Page 16 of Breaking Through

Another sketch flowed out, showing how Isabella had merged the stormy scenes with the calmer ones. My pencil caught the way light and shadow played across the walls, how the paint created movement even in stillness.

"That's incredible." Holden's surprised appreciation made my chest tighten. "Where did you learn to see light like that?"

I didn't answer because you're not supposed to tell a near-stranger how you spent countless nights sketching Chicago's skyline by streetlight when the nightmares wouldn't let you sleep. Or share how art became therapy when words failed.

"Just observation." I closed the notebook.

"Wait." Holden's hand caught mine, warm and sure. "Please. Show me more."

I couldn't resist the request. I turned another page and started sketching the sunrise scene that needed restoration, trying to ignore how his presence at my shoulder made my skin hum.

"It's like you're having a conversation with Gran's work. Like you understand exactly what she was trying to say."

I glanced up and found him watching my hands move across the paper, that sunrise smile playing at the corners of his mouth before he spoke. "I'm good with advertising graphics and such, but this is art. It's a different animal."

"I could show you." The words escaped before I could stop them. "How to restore this section, I mean. I've studied the techniques for park preservation."

He turned sharply, hope lighting his face. "Really? You'd do that?"

A flee response fluttered inside my chest, but his expression made retreat impossible. "The damage isn't severe. With the right approach, we could preserve what's left, maybe..." I swallowed hard. "Maybe honor what she created here."

"Wade." Just my name, but the way he said it made my pulse race. "You helping restore this would mean everything."

"It's only maintenance." I grunted out the words and tried desperately to begin rebuilding my walls. "Park service responsibility."

"No." He shook his head slowly. "It's more than that. You understand what this place means and what she was trying to say with these scenes. That's rare."

Holden turned to take photos, and I watched his careful movements and reverence in approaching each angle. He treated the space like a sanctuary, like he felt the weight of all the stories the walls held.

"She used to say art was how we talk to the future." He adjusted his lens. "That beauty was a conversation across time. I think I'm finally starting to understand what she meant."

The shelter felt different with Holden in it. The air had more oxygen, and the walls reflected light instead of casting shadows. His presence made the space feel less like a bunker and more like what it was meant to be—a refuge.

I heard the soft whir of the Polaroid before I saw it.
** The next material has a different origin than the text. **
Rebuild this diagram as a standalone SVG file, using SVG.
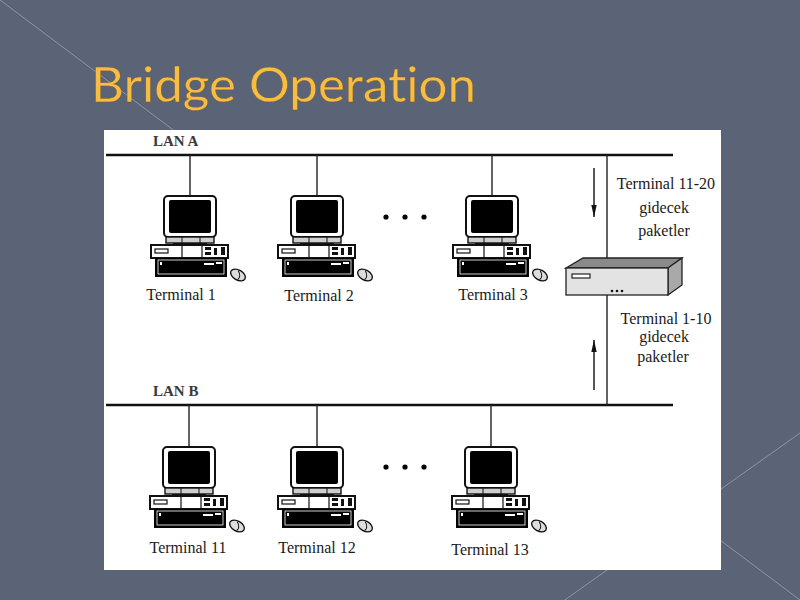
<svg xmlns="http://www.w3.org/2000/svg" xmlns:xlink="http://www.w3.org/1999/xlink" width="800" height="600" viewBox="0 0 800 600">
  <style>
    .lbl { font-family: "Liberation Serif", "Times New Roman", serif; font-size: 16px; fill: #1a1a1a; text-anchor: middle; }
    .lan { font-family: "Liberation Serif", "Times New Roman", serif; font-size: 15px; fill: #3a3a3a; font-weight: bold; }
    .bus { stroke: #111; stroke-width: 2.4; fill: none; }
    .drop { stroke: #222; stroke-width: 1.4; fill: none; }
    .arr { stroke: #111; stroke-width: 1.4; fill: none; }
    .bg-line { stroke: #8b94a8; stroke-width: 1; fill: none; }
    .title { font-family: Lato, "DejaVu Sans", sans-serif; font-size: 48px; font-weight: 400; fill: #f6bc44; stroke: #7a5a1a; stroke-width: 0.3; font-variant-ligatures: none; }
  </style>
  <defs>
    <marker id="ah2" viewBox="0 0 12 6" refX="12" refY="3" markerWidth="12" markerHeight="6" markerUnits="userSpaceOnUse" orient="auto">
      <path d="M0,0.3 L12,3 L0,5.7 Z" fill="#111"/>
    </marker>
    <symbol id="pc" overflow="visible">
      <rect x="-26" y="0" width="52" height="41" rx="4" fill="#fff" stroke="#111" stroke-width="2"/>
      <rect x="-21" y="4" width="42" height="33" rx="2" fill="#000"/>
      <rect x="-24" y="41" width="48" height="6" fill="#cfcfcf" stroke="#111" stroke-width="1.4"/>
      <line x1="-8" y1="41" x2="-8" y2="47" stroke="#111" stroke-width="1"/>
      <line x1="10" y1="41" x2="10" y2="47" stroke="#111" stroke-width="1"/>
      <rect x="-17" y="47" width="34" height="3" fill="#111"/>
      <rect x="-39" y="49" width="77" height="13" fill="#fff" stroke="#111" stroke-width="2"/>
      <rect x="-35" y="53" width="13" height="4" fill="#fff" stroke="#111" stroke-width="1.2"/>
      <line x1="-8" y1="49" x2="-8" y2="62" stroke="#111" stroke-width="1.2"/>
      <line x1="12" y1="49" x2="12" y2="62" stroke="#111" stroke-width="1.2"/>
      <rect x="15" y="51" width="6" height="3" fill="#111"/>
      <rect x="15" y="56" width="6" height="3" fill="#111"/>
      <rect x="24" y="52" width="3" height="7" fill="#111"/>
      <rect x="31" y="51" width="4" height="8" fill="#111"/>
      <rect x="-35" y="62" width="72" height="19" fill="#000"/>
      <rect x="-32" y="64" width="66" height="14" fill="none" stroke="#fff" stroke-width="0.8"/>
      <rect x="-30" y="66" width="2" height="3" fill="#fff"/>
      <rect x="14" y="67" width="10" height="2" fill="#fff"/>
      <rect x="26" y="66" width="6" height="2" fill="#fff"/>
      <g transform="translate(48 79) rotate(30)">
        <ellipse cx="0" cy="0" rx="8" ry="5" fill="#ddd" stroke="#111" stroke-width="1.4"/>
        <path d="M-2,-4 Q4,0 2,4" fill="none" stroke="#111" stroke-width="1"/>
      </g>
    </symbol>
  </defs>

  <!-- slide background -->
  <rect x="0" y="0" width="800" height="600" fill="#5b6377"/>
  <line class="bg-line" x1="0" y1="0" x2="800" y2="600"/>
  <line class="bg-line" x1="800" y1="433" x2="500" y2="646"/>

  <text class="title" x="91" y="102" textLength="385" lengthAdjust="spacingAndGlyphs">Bridge Operation</text>

  <!-- white panel -->
  <rect x="104" y="130" width="617" height="440" fill="#fff"/>

  <g id="connectors">
    <line class="bus" x1="106" y1="155" x2="673" y2="155"/>
    <line class="bus" x1="106" y1="405" x2="673" y2="405"/>
    <line class="drop" x1="190" y1="155" x2="190" y2="196"/>
    <line class="drop" x1="317" y1="155" x2="317" y2="196"/>
    <line class="drop" x1="492" y1="155" x2="492" y2="196"/>
    <line class="drop" x1="189" y1="405" x2="189" y2="447"/>
    <line class="drop" x1="317" y1="405" x2="317" y2="447"/>
    <line class="drop" x1="491" y1="405" x2="491" y2="447"/>
    <line class="drop" x1="607" y1="155" x2="607" y2="405"/>
    <line class="arr" x1="594" y1="168" x2="594" y2="217" marker-end="url(#ah2)"/>
    <line class="arr" x1="594" y1="390" x2="594" y2="340" marker-end="url(#ah2)"/>
  </g>

  <g id="lan-a"><text class="lan" x="153" y="146">LAN A</text></g>
  <g id="lan-b"><text class="lan" x="153" y="396">LAN B</text></g>

  <g id="terminal-1"><use xlink:href="#pc" x="190" y="196"/><text class="lbl" x="181" y="300">Terminal 1</text></g>
  <g id="terminal-2"><use xlink:href="#pc" x="317" y="196"/><text class="lbl" x="319" y="301">Terminal 2</text></g>
  <g id="terminal-3"><use xlink:href="#pc" x="492" y="196"/><text class="lbl" x="493" y="300">Terminal 3</text></g>
  <g id="terminal-11"><use xlink:href="#pc" x="189" y="447"/><text class="lbl" x="188" y="553">Terminal 11</text></g>
  <g id="terminal-12"><use xlink:href="#pc" x="317" y="447"/><text class="lbl" x="317" y="553">Terminal 12</text></g>
  <g id="terminal-13"><use xlink:href="#pc" x="491" y="447"/><text class="lbl" x="490" y="555">Terminal 13</text></g>

  <g id="dots-a" fill="#000">
    <circle cx="386" cy="217" r="2.6"/><circle cx="405" cy="217" r="2.6"/><circle cx="424" cy="217" r="2.6"/>
  </g>
  <g id="dots-b" fill="#000">
    <circle cx="386" cy="467" r="2.6"/><circle cx="405" cy="467" r="2.6"/><circle cx="424" cy="467" r="2.6"/>
  </g>

  <g id="bridge">
    <polygon points="566,268 583,258 682,258 668,268" fill="#8a8a8a" stroke="#222" stroke-width="1.3"/>
    <polygon points="668,268 682,258 682,285 668,295" fill="#a9a9a9" stroke="#222" stroke-width="1.3"/>
    <rect x="566" y="268" width="102" height="27" fill="#e3e3e3" stroke="#222" stroke-width="1.3"/>
    <rect x="572" y="274" width="18" height="4" fill="#fff" stroke="#222" stroke-width="1.2"/>
    <circle cx="612" cy="291" r="1.3" fill="#111"/><circle cx="617" cy="291" r="1.3" fill="#111"/><circle cx="622" cy="291" r="1.3" fill="#111"/>
  </g>

  <g id="label-down">
    <text class="lbl" x="666" y="189">Terminal 11-20</text>
    <text class="lbl" x="664" y="213">gidecek</text>
    <text class="lbl" x="664" y="236">paketler</text>
  </g>
  <g id="label-up">
    <text class="lbl" x="666" y="324">Terminal 1-10</text>
    <text class="lbl" x="664" y="342">gidecek</text>
    <text class="lbl" x="663" y="362">paketler</text>
  </g>
</svg>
I continued to sketch while he documented the damage.

"Oh—" A few minutes later, a single print slipped from his stack, diving for the damp floor. I caught it instinctively, years of handling delicate evidence kicking in.

It wasn't the murals.

It was me, caught in profile against Isabella's waves. Light from the vent fell across my face as I explained something, pencil poised over paper. I looked... intent. Alive. Like Ibelonged there with the art instead of hiding in my ranger station.

"Sorry." Holden reached for the photo. "That one wasn't for the blog."

Our fingers met over the Polaroid. Neither of us let go.

"Keep it," he said. "You look... you look like you've found something you lost."

The photo trembled slightly between us. "I don't collect personal photos."

"It may be time to start."

I slipped the photo into my notebook before I could think better of it. We both pretended not to notice.

"The park service has research files." I heard myself speaking, encouraging future cooperation. "Original technique documentation, color samples. They might help with the restoration. If you want to see them."

"Fair warning," I added, "they're filed under 'M' for 'Murals' and 'T' for 'Things.' Tom can't organize properly.'"

"The park's filing system sounds unique."